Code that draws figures
________________

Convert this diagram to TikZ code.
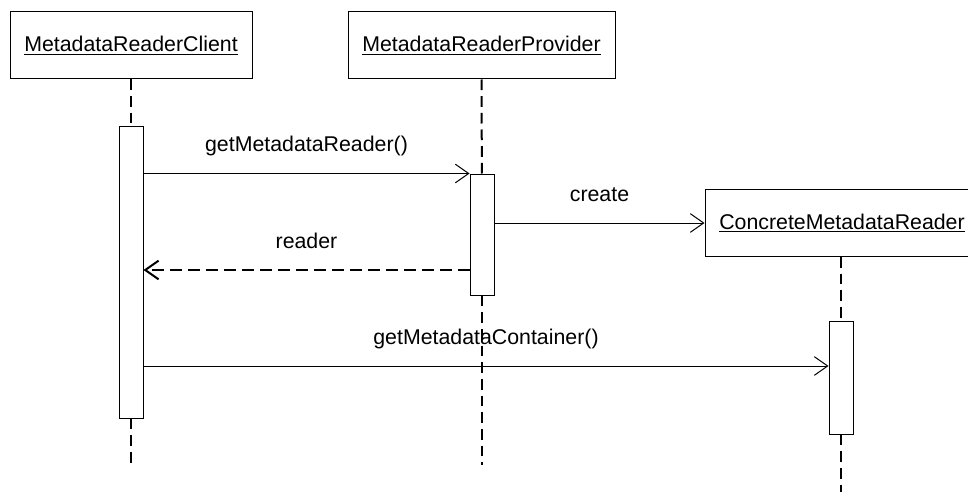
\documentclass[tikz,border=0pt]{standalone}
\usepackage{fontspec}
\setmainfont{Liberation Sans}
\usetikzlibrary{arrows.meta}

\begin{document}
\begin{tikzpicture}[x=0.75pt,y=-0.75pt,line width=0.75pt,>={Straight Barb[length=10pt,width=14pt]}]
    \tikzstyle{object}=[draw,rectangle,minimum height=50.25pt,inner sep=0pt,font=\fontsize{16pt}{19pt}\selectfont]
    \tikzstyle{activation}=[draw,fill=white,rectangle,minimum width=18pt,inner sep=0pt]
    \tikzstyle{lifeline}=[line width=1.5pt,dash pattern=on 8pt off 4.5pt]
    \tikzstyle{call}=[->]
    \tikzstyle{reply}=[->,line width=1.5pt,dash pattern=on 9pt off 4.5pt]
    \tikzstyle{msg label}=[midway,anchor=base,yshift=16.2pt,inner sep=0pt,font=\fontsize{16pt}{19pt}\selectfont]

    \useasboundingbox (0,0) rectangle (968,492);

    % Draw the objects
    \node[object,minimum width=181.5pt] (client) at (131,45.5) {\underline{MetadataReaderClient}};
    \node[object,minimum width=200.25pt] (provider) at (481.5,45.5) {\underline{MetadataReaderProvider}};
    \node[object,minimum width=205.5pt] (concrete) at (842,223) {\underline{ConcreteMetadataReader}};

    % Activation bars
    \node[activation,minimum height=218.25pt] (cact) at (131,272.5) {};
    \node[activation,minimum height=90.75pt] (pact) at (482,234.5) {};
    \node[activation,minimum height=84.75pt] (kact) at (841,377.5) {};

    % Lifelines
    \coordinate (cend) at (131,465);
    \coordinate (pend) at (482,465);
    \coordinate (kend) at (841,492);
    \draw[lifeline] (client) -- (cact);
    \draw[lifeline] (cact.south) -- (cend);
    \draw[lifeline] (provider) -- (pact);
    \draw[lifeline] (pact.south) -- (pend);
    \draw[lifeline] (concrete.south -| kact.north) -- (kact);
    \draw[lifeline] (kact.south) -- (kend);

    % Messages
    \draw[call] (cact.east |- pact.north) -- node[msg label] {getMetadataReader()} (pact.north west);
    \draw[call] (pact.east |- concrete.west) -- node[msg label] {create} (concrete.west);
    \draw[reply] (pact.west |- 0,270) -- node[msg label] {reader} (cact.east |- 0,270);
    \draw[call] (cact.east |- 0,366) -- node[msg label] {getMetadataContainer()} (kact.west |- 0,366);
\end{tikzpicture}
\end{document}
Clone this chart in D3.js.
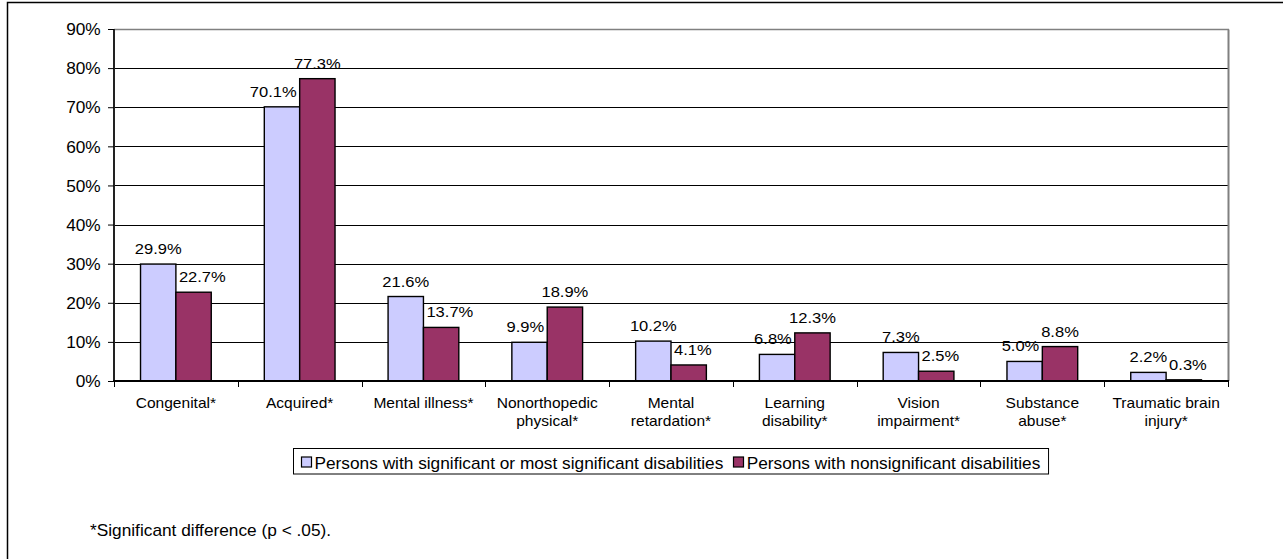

________________

Exercise goal ▸
Copy all the lines of data exactly as they appear, dropping any images.

Solution below ▸
Convert this diagram to TikZ code.
\documentclass[tikz,border=0pt]{standalone}
\usepackage{fontspec}
\setmainfont{Liberation Sans}
\usetikzlibrary{arrows.meta}

\begin{document}
\begin{tikzpicture}[x=0.75pt,y=-0.75pt,line width=0.75pt,>={Straight Barb[length=10pt,width=14pt]}]
    \tikzstyle{object}=[draw,rectangle,minimum height=50.25pt,inner sep=0pt,font=\fontsize{16pt}{19pt}\selectfont]
    \tikzstyle{activation}=[draw,fill=white,rectangle,minimum width=18pt,inner sep=0pt]
    \tikzstyle{lifeline}=[line width=1.5pt,dash pattern=on 8pt off 4.5pt]
    \tikzstyle{call}=[->]
    \tikzstyle{reply}=[->,line width=1.5pt,dash pattern=on 9pt off 4.5pt]
    \tikzstyle{msg label}=[midway,anchor=base,yshift=16.2pt,inner sep=0pt,font=\fontsize{16pt}{19pt}\selectfont]

    \useasboundingbox (0,0) rectangle (968,492);

    % Draw the objects
    \node[object,minimum width=181.5pt] (client) at (131,45.5) {\underline{MetadataReaderClient}};
    \node[object,minimum width=200.25pt] (provider) at (481.5,45.5) {\underline{MetadataReaderProvider}};
    \node[object,minimum width=205.5pt] (concrete) at (842,223) {\underline{ConcreteMetadataReader}};

    % Activation bars
    \node[activation,minimum height=218.25pt] (cact) at (131,272.5) {};
    \node[activation,minimum height=90.75pt] (pact) at (482,234.5) {};
    \node[activation,minimum height=84.75pt] (kact) at (841,377.5) {};

    % Lifelines
    \coordinate (cend) at (131,465);
    \coordinate (pend) at (482,465);
    \coordinate (kend) at (841,492);
    \draw[lifeline] (client) -- (cact);
    \draw[lifeline] (cact.south) -- (cend);
    \draw[lifeline] (provider) -- (pact);
    \draw[lifeline] (pact.south) -- (pend);
    \draw[lifeline] (concrete.south -| kact.north) -- (kact);
    \draw[lifeline] (kact.south) -- (kend);

    % Messages
    \draw[call] (cact.east |- pact.north) -- node[msg label] {getMetadataReader()} (pact.north west);
    \draw[call] (pact.east |- concrete.west) -- node[msg label] {create} (concrete.west);
    \draw[reply] (pact.west |- 0,270) -- node[msg label] {reader} (cact.east |- 0,270);
    \draw[call] (cact.east |- 0,366) -- node[msg label] {getMetadataContainer()} (kact.west |- 0,366);
\end{tikzpicture}
\end{document}
Clone this chart in D3.js.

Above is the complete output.